__Required work__
Please write out the lines of the data exactly, beginning with the first and ending with the line containing "469, text: '8-полюсный'"; leave the pictures behind.

__Available data__
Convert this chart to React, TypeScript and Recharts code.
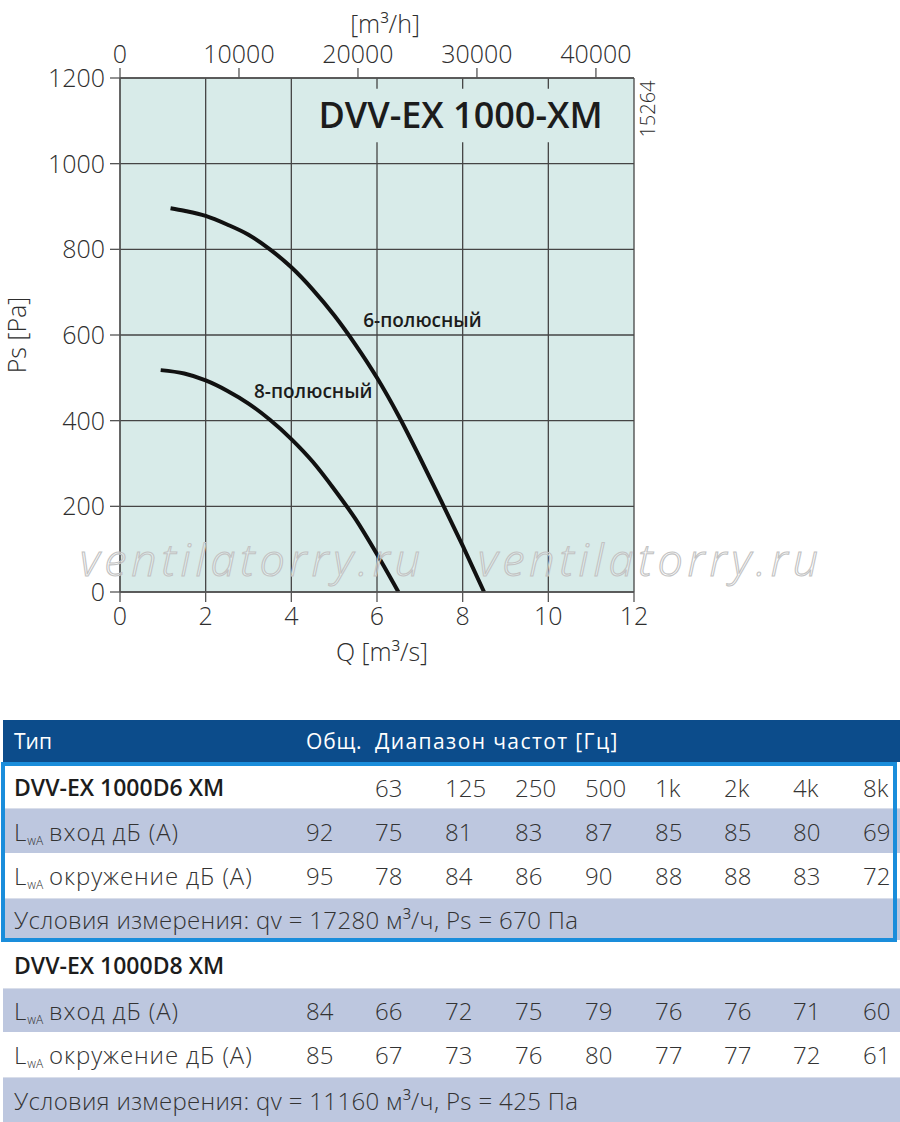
import React from 'react';
import {
  LineChart,
  Line,
  XAxis,
  YAxis,
  CartesianGrid,
  ReferenceArea,
  ReferenceDot,
  Label,
} from 'recharts';

// ---------- data ----------
const pole6 = [
  { q: 1.18, ps: 896 },
  { q: 1.5, ps: 890 },
  { q: 2, ps: 878 },
  { q: 2.5, ps: 858 },
  { q: 3, ps: 834 },
  { q: 3.5, ps: 800 },
  { q: 4, ps: 758 },
  { q: 4.5, ps: 706 },
  { q: 5, ps: 646 },
  { q: 5.5, ps: 577 },
  { q: 6, ps: 500 },
  { q: 6.5, ps: 412 },
  { q: 7, ps: 314 },
  { q: 7.5, ps: 212 },
  { q: 8, ps: 108 },
  { q: 8.5, ps: 0 },
];
const pole8 = [
  { q: 0.95, ps: 518 },
  { q: 1.5, ps: 510 },
  { q: 2, ps: 494 },
  { q: 2.5, ps: 470 },
  { q: 3, ps: 440 },
  { q: 3.5, ps: 402 },
  { q: 4, ps: 357 },
  { q: 4.5, ps: 304 },
  { q: 5, ps: 240 },
  { q: 5.5, ps: 170 },
  { q: 6, ps: 88 },
  { q: 6.5, ps: 0 },
];
const qTicks = [0, 2, 4, 6, 8, 10, 12];
const psTicks = [0, 200, 400, 600, 800, 1000, 1200];
const m3hTicks = [0, 10000, 20000, 30000, 40000];
const SECONDS_PER_HOUR = 3600;

const chartTitle = 'DVV-EX 1000-XM';
const label6 = { q: 7.06, ps: 635, text: '6-полюсный' };
const label8 = { q: 4.51, ps: 469, text: '8-полюсный' };

const bands = ['63', '125', '250', '500', '1k', '2k', '4k', '8k'];
const d6Inlet = [92, 75, 81, 83, 87, 85, 85, 80, 69];
const d6Surround = [95, 78, 84, 86, 90, 88, 88, 83, 72];
const d8Inlet = [84, 66, 72, 75, 79, 76, 76, 71, 60];
const d8Surround = [85, 67, 73, 76, 80, 77, 77, 72, 61];
const d6Name = 'DVV-EX 1000D6 XM';
const d8Name = 'DVV-EX 1000D8 XM';
const d6Cond = 'Условия измерения: qv = 17280 м³/ч, Ps = 670 Па';
const d8Cond = 'Условия измерения: qv = 11160 м³/ч, Ps = 425 Па';

// ---------- styles ----------
const FONT = "'Open Sans', 'Noto Sans', 'DejaVu Sans', sans-serif";
const PLOT_BG = '#d8ebe9';
const GRID = '#454545';
const AXIS = '#555555';
const TICK_TEXT = '#2e2e2e';
const ROW_BG = '#bdc7df';
const HEAD_BG = '#0c4c8b';
const BOX = '#1a8ddb';
const TEXT = '#333333';

const colX = [306, 375, 445, 515, 585, 655, 724, 793, 863];
const topTickPositions = m3hTicks.map((v) => v / SECONDS_PER_HOUR);

const tickStyle = { fontSize: 25, fill: TICK_TEXT, fontFamily: FONT, fontWeight: 300 };

function Row({ top, height, bg, children }: any) {
  return (
    <div
      style={{
        position: 'absolute',
        left: 3,
        top,
        width: 897,
        height,
        background: bg,
        borderTop: bg === ROW_BG ? '1px solid #d9deea' : 'none',
        boxSizing: 'border-box',
      }}
    >
      {children}
    </div>
  );
}

function Cell({ x, children, weight = 300, color = TEXT, size = 24, spacing = 0 }: any) {
  return (
    <div
      style={{
        position: 'absolute',
        left: x - 3,
        top: 0,
        bottom: 0,
        display: 'flex',
        alignItems: 'center',
        fontFamily: FONT,
        fontWeight: weight,
        fontSize: size,
        letterSpacing: spacing,
        color,
        whiteSpace: 'nowrap',
      }}
    >
      {children}
    </div>
  );
}

function Lwa({ rest }: { rest: string }) {
  return (
    <span>
      L
      <span style={{ fontSize: 12, position: 'relative', top: 4, marginRight: 6, letterSpacing: 0 }}>
        wA
      </span>
      {rest}
    </span>
  );
}

function ValueRow({ top, height, bg, label, values }: any) {
  return (
    <Row top={top} height={height} bg={bg}>
      <Cell x={14} spacing={0.9}>
        <Lwa rest={label} />
      </Cell>
      {values.map((v: number, i: number) => (
        <Cell key={i} x={colX[i]}>
          {v}
        </Cell>
      ))}
    </Row>
  );
}

export default function App() {
  return (
    <div
      style={{
        position: 'absolute',
        left: 0,
        top: 0,
        width: 900,
        height: 1122,
        background: '#ffffff',
        overflow: 'hidden',
      }}
    >
      <div style={{ position: 'absolute', left: 0, top: 0 }}>
        <LineChart
          width={900}
          height={700}
          margin={{ top: 38, right: 266, bottom: 68, left: 0 }}
        >
          <CartesianGrid fill={PLOT_BG} fillOpacity={1} stroke={GRID} strokeWidth={1.3} />
          <XAxis
            xAxisId={0}
            type="number"
            dataKey="q"
            domain={[0, 12]}
            ticks={qTicks}
            allowDataOverflow
            height={40}
            tickSize={10}
            tickMargin={5}
            tick={tickStyle}
            axisLine={{ stroke: AXIS, strokeWidth: 1.3 }}
            tickLine={{ stroke: AXIS, strokeWidth: 1.3 }}
          >
            <Label
              content={(p: any) => {
                const vb = p.viewBox;
                return (
                  <text
                    x={vb.x + vb.width / 2 + 5}
                    y={vb.y + 69}
                    textAnchor="middle"
                    fontFamily={FONT}
                    fontWeight={300}
                    fontSize={25}
                    fill={TICK_TEXT}
                  >
                    Q [m³/s]
                  </text>
                );
              }}
            />
          </XAxis>
          <XAxis
            xAxisId="top"
            orientation="top"
            type="number"
            dataKey="q"
            domain={[0, 12]}
            ticks={topTickPositions}
            tickFormatter={(v: number) => String(Math.round(v * SECONDS_PER_HOUR))}
            allowDataOverflow
            height={40}
            tickSize={10}
            tickMargin={5}
            tick={tickStyle}
            axisLine={{ stroke: AXIS, strokeWidth: 1.3 }}
            tickLine={{ stroke: AXIS, strokeWidth: 1.3 }}
          >
            <Label
              content={(p: any) => {
                const vb = p.viewBox;
                return (
                  <text
                    x={vb.x + vb.width / 2 + 8}
                    y={vb.y - 5}
                    textAnchor="middle"
                    fontFamily={FONT}
                    fontWeight={300}
                    fontSize={25}
                    fill={TICK_TEXT}
                  >
                    [m³/h]
                  </text>
                );
              }}
            />
          </XAxis>
          <YAxis
            type="number"
            domain={[0, 1200]}
            ticks={psTicks}
            allowDataOverflow
            width={120}
            tickSize={10}
            tickMargin={5}
            tick={tickStyle}
            axisLine={{ stroke: AXIS, strokeWidth: 1.3 }}
            tickLine={{ stroke: AXIS, strokeWidth: 1.3 }}
          >
            <Label
              content={(p: any) => {
                const vb = p.viewBox;
                const cx = vb.x + 17;
                const cy = vb.y + vb.height / 2;
                return (
                  <text
                    x={cx}
                    y={cy}
                    dy="0.36em"
                    transform={`rotate(-90 ${cx} ${cy})`}
                    textAnchor="middle"
                    fontFamily={FONT}
                    fontWeight={300}
                    fontSize={25}
                    fill={TICK_TEXT}
                  >
                    Ps [Pa]
                  </text>
                );
              }}
            />
          </YAxis>

          <ReferenceArea
            x1={4.1}
            x2={11.8}
            y1={1050}
            y2={1175}
            fill={PLOT_BG}
            fillOpacity={1}
            stroke="none"
            ifOverflow="visible"
          >
            <Label
              value={chartTitle}
              position="center"
              fontFamily={FONT}
              fontWeight={600}
              fontSize={36}
              fill="#1c1c1c"
            />
          </ReferenceArea>

          {/* carrier series for the m³/h axis (same flow, other unit) */}
          <Line
            xAxisId="top"
            data={pole6}
            dataKey="ps"
            type="monotone"
            stroke="none"
            strokeOpacity={0}
            dot={false}
            activeDot={false}
            isAnimationActive={false}
          />
          <Line
            data={pole6}
            dataKey="ps"
            type="monotone"
            stroke="#111111"
            strokeWidth={4}
            dot={false}
            activeDot={false}
            isAnimationActive={false}
          />
          <Line
            data={pole8}
            dataKey="ps"
            type="monotone"
            stroke="#111111"
            strokeWidth={4}
            dot={false}
            activeDot={false}
            isAnimationActive={false}
          />

          <ReferenceDot x={label6.q} y={label6.ps} r={0} fill="none" stroke="none">
            <Label
              value={label6.text}
              position="center"
              fontFamily={FONT}
              fontWeight={600}
              fontSize={19}
              fill="#1c1c1c"
            />
          </ReferenceDot>
          <ReferenceDot x={label8.q} y={label8.ps} r={0} fill="none" stroke="none">
            <Label
              value={label8.text}
              position="center"
              fontFamily={FONT}
              fontWeight={600}
              fontSize={19}
              fill="#1c1c1c"
            />
          </ReferenceDot>
        </LineChart>
      </div>

      {/* watermark + side code */}
      <svg
        width={900}
        height={700}
        style={{ position: 'absolute', left: 0, top: 0, pointerEvents: 'none' }}
      >
        <text
          x={80}
          y={576}
          textLength={340}
          lengthAdjust="spacing"
          fontFamily={FONT}
          fontStyle="italic"
          fontWeight={300}
          fontSize={45}
          fill="rgba(255,255,255,0.3)"
          stroke="#c2c2c2"
          strokeWidth={1.1}
        >
          ventilatorry.ru
        </text>
        <text
          x={478}
          y={576}
          textLength={340}
          lengthAdjust="spacing"
          fontFamily={FONT}
          fontStyle="italic"
          fontWeight={300}
          fontSize={45}
          fill="rgba(255,255,255,0.3)"
          stroke="#c2c2c2"
          strokeWidth={1.1}
        >
          ventilatorry.ru
        </text>
        <text
          x={648}
          y={109}
          dy="0.36em"
          transform="rotate(-90 648 109)"
          textAnchor="middle"
          fontFamily={FONT}
          fontWeight={300}
          fontSize={20}
          fill={TICK_TEXT}
        >
          15264
        </text>
      </svg>

      {/* table */}
      <div
        style={{
          position: 'absolute',
          left: 3,
          top: 720,
          width: 897,
          height: 42,
          background: HEAD_BG,
        }}
      >
        <Cell x={14} weight={400} size={21} color="#ffffff">
          Тип
        </Cell>
        <Cell x={306} weight={400} size={21} spacing={0.8} color="#ffffff">
          Общ.
        </Cell>
        <Cell x={375} weight={400} size={21} spacing={1.4} color="#ffffff">
          Диапазон частот [Гц]
        </Cell>
      </div>

      <Row top={766} height={42} bg="#ffffff">
        <Cell x={14} weight={600} size={23} color="#1c1c1c">
          {d6Name}
        </Cell>
        {bands.map((b, i) => (
          <Cell key={b} x={colX[i + 1]}>
            {b}
          </Cell>
        ))}
      </Row>
      <ValueRow top={808} height={45} bg={ROW_BG} label="вход дБ (А)" values={d6Inlet} />
      <ValueRow top={853} height={45} bg="#ffffff" label="окружение дБ (А)" values={d6Surround} />
      <Row top={898} height={42} bg={ROW_BG}>
        <Cell x={14} spacing={0.35}>
          <span>{d6Cond}</span>
        </Cell>
      </Row>

      <Row top={942} height={46} bg="#ffffff">
        <Cell x={14} weight={600} size={23} color="#1c1c1c">
          {d8Name}
        </Cell>
      </Row>
      <ValueRow top={988} height={44} bg={ROW_BG} label="вход дБ (А)" values={d8Inlet} />
      <ValueRow top={1032} height={45} bg="#ffffff" label="окружение дБ (А)" values={d8Surround} />
      <Row top={1077} height={45} bg={ROW_BG}>
        <Cell x={14} spacing={0.35}>
          <span>{d8Cond}</span>
        </Cell>
      </Row>

      <div
        style={{
          position: 'absolute',
          left: 1,
          top: 762,
          width: 896,
          height: 180,
          border: `4px solid ${BOX}`,
          boxSizing: 'border-box',
          pointerEvents: 'none',
        }}
      />
    </div>
  );
}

__Correct output__
Convert this chart to React, TypeScript and Recharts code.
import React from 'react';
import {
  LineChart,
  Line,
  XAxis,
  YAxis,
  CartesianGrid,
  ReferenceArea,
  ReferenceDot,
  Label,
} from 'recharts';

// ---------- data ----------
const pole6 = [
  { q: 1.18, ps: 896 },
  { q: 1.5, ps: 890 },
  { q: 2, ps: 878 },
  { q: 2.5, ps: 858 },
  { q: 3, ps: 834 },
  { q: 3.5, ps: 800 },
  { q: 4, ps: 758 },
  { q: 4.5, ps: 706 },
  { q: 5, ps: 646 },
  { q: 5.5, ps: 577 },
  { q: 6, ps: 500 },
  { q: 6.5, ps: 412 },
  { q: 7, ps: 314 },
  { q: 7.5, ps: 212 },
  { q: 8, ps: 108 },
  { q: 8.5, ps: 0 },
];
const pole8 = [
  { q: 0.95, ps: 518 },
  { q: 1.5, ps: 510 },
  { q: 2, ps: 494 },
  { q: 2.5, ps: 470 },
  { q: 3, ps: 440 },
  { q: 3.5, ps: 402 },
  { q: 4, ps: 357 },
  { q: 4.5, ps: 304 },
  { q: 5, ps: 240 },
  { q: 5.5, ps: 170 },
  { q: 6, ps: 88 },
  { q: 6.5, ps: 0 },
];
const qTicks = [0, 2, 4, 6, 8, 10, 12];
const psTicks = [0, 200, 400, 600, 800, 1000, 1200];
const m3hTicks = [0, 10000, 20000, 30000, 40000];
const SECONDS_PER_HOUR = 3600;

const chartTitle = 'DVV-EX 1000-XM';
const label6 = { q: 7.06, ps: 635, text: '6-полюсный' };
const label8 = { q: 4.51, ps: 469, text: '8-полюсный' };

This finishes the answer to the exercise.